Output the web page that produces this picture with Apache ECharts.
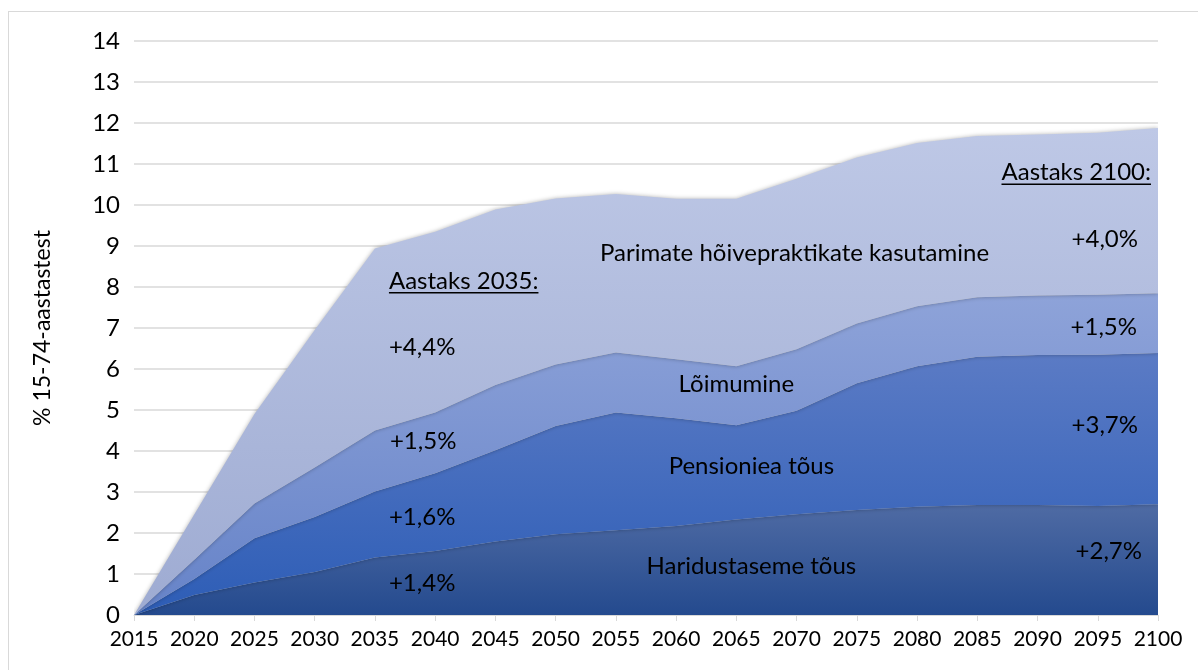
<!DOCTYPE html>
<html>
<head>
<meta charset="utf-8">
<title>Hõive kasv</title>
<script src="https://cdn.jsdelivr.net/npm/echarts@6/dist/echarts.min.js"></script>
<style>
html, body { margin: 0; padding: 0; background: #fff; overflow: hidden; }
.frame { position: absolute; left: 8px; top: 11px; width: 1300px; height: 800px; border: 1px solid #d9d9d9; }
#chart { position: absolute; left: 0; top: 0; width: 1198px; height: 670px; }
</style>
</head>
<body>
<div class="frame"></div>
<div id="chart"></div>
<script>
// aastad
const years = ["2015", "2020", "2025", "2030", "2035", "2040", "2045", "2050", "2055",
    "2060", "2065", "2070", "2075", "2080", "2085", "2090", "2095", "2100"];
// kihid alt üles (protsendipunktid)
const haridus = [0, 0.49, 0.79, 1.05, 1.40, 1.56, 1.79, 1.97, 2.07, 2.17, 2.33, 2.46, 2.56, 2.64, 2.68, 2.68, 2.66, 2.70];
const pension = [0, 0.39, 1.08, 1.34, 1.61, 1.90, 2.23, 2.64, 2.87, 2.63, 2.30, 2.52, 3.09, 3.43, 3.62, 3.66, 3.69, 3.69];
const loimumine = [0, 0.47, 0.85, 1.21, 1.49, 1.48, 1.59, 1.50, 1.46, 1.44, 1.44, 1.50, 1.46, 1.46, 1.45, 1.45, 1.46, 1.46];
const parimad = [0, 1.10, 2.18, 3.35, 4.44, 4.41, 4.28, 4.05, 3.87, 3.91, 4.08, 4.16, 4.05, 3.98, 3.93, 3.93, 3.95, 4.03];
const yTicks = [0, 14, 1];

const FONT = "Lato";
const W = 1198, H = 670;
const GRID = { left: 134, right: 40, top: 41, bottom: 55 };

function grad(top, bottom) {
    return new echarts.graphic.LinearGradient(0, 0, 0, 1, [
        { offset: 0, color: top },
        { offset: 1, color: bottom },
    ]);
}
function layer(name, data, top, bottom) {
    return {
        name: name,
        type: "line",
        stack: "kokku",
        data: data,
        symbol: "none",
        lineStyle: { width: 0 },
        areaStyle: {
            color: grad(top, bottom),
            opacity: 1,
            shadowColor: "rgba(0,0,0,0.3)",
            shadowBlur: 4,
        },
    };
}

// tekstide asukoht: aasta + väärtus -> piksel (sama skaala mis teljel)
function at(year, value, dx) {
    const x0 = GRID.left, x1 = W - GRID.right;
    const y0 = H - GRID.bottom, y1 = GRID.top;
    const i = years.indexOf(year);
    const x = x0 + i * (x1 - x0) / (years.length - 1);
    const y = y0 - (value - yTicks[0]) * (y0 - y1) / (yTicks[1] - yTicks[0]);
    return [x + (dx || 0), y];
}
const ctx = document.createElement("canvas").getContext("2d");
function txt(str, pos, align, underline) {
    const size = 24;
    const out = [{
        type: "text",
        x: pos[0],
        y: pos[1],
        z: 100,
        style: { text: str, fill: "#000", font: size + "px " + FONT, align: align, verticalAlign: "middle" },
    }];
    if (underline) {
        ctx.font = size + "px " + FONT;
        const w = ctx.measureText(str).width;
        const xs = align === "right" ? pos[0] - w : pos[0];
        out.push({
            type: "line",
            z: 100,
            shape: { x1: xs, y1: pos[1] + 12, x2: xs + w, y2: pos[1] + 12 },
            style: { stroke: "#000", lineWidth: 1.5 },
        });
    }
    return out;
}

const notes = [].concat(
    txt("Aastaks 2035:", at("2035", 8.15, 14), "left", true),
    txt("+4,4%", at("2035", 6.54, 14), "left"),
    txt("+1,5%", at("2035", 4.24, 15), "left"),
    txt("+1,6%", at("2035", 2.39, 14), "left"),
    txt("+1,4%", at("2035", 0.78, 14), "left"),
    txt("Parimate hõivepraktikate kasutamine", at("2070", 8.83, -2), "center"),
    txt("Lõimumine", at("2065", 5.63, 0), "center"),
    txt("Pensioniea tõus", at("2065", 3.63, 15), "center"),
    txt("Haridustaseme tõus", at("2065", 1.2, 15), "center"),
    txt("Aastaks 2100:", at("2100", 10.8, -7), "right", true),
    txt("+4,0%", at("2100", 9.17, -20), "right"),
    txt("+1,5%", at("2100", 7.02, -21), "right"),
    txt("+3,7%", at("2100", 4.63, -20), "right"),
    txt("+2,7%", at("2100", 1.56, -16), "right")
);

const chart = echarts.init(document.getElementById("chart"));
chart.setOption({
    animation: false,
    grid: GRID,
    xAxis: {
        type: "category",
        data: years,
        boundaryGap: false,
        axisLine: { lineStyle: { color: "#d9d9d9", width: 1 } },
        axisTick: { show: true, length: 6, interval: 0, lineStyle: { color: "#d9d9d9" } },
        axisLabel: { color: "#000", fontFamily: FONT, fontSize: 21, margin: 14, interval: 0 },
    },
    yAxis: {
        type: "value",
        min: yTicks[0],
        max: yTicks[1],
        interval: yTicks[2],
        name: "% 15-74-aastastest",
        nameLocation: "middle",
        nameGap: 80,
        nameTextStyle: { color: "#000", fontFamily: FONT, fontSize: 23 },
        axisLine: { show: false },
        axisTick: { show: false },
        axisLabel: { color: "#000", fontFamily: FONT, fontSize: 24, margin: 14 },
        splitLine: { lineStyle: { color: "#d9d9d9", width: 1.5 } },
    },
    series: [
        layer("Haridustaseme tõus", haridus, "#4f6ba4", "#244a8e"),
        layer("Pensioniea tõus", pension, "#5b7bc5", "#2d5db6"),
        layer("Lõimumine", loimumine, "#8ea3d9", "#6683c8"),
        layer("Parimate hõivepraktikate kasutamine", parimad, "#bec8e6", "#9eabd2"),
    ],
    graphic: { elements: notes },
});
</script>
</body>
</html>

....

Goal — Restate the material word for word from its first line through the line containing "41, bottom: 55", both included; the pictures do not belong in it.

Response —
Output the web page that produces this picture with Apache ECharts.
<!DOCTYPE html>
<html>
<head>
<meta charset="utf-8">
<title>Hõive kasv</title>
<script src="https://cdn.jsdelivr.net/npm/echarts@6/dist/echarts.min.js"></script>
<style>
html, body { margin: 0; padding: 0; background: #fff; overflow: hidden; }
.frame { position: absolute; left: 8px; top: 11px; width: 1300px; height: 800px; border: 1px solid #d9d9d9; }
#chart { position: absolute; left: 0; top: 0; width: 1198px; height: 670px; }
</style>
</head>
<body>
<div class="frame"></div>
<div id="chart"></div>
<script>
// aastad
const years = ["2015", "2020", "2025", "2030", "2035", "2040", "2045", "2050", "2055",
    "2060", "2065", "2070", "2075", "2080", "2085", "2090", "2095", "2100"];
// kihid alt üles (protsendipunktid)
const haridus = [0, 0.49, 0.79, 1.05, 1.40, 1.56, 1.79, 1.97, 2.07, 2.17, 2.33, 2.46, 2.56, 2.64, 2.68, 2.68, 2.66, 2.70];
const pension = [0, 0.39, 1.08, 1.34, 1.61, 1.90, 2.23, 2.64, 2.87, 2.63, 2.30, 2.52, 3.09, 3.43, 3.62, 3.66, 3.69, 3.69];
const loimumine = [0, 0.47, 0.85, 1.21, 1.49, 1.48, 1.59, 1.50, 1.46, 1.44, 1.44, 1.50, 1.46, 1.46, 1.45, 1.45, 1.46, 1.46];
const parimad = [0, 1.10, 2.18, 3.35, 4.44, 4.41, 4.28, 4.05, 3.87, 3.91, 4.08, 4.16, 4.05, 3.98, 3.93, 3.93, 3.95, 4.03];
const yTicks = [0, 14, 1];

const FONT = "Lato";
const W = 1198, H = 670;
const GRID = { left: 134, right: 40, top: 41, bottom: 55 };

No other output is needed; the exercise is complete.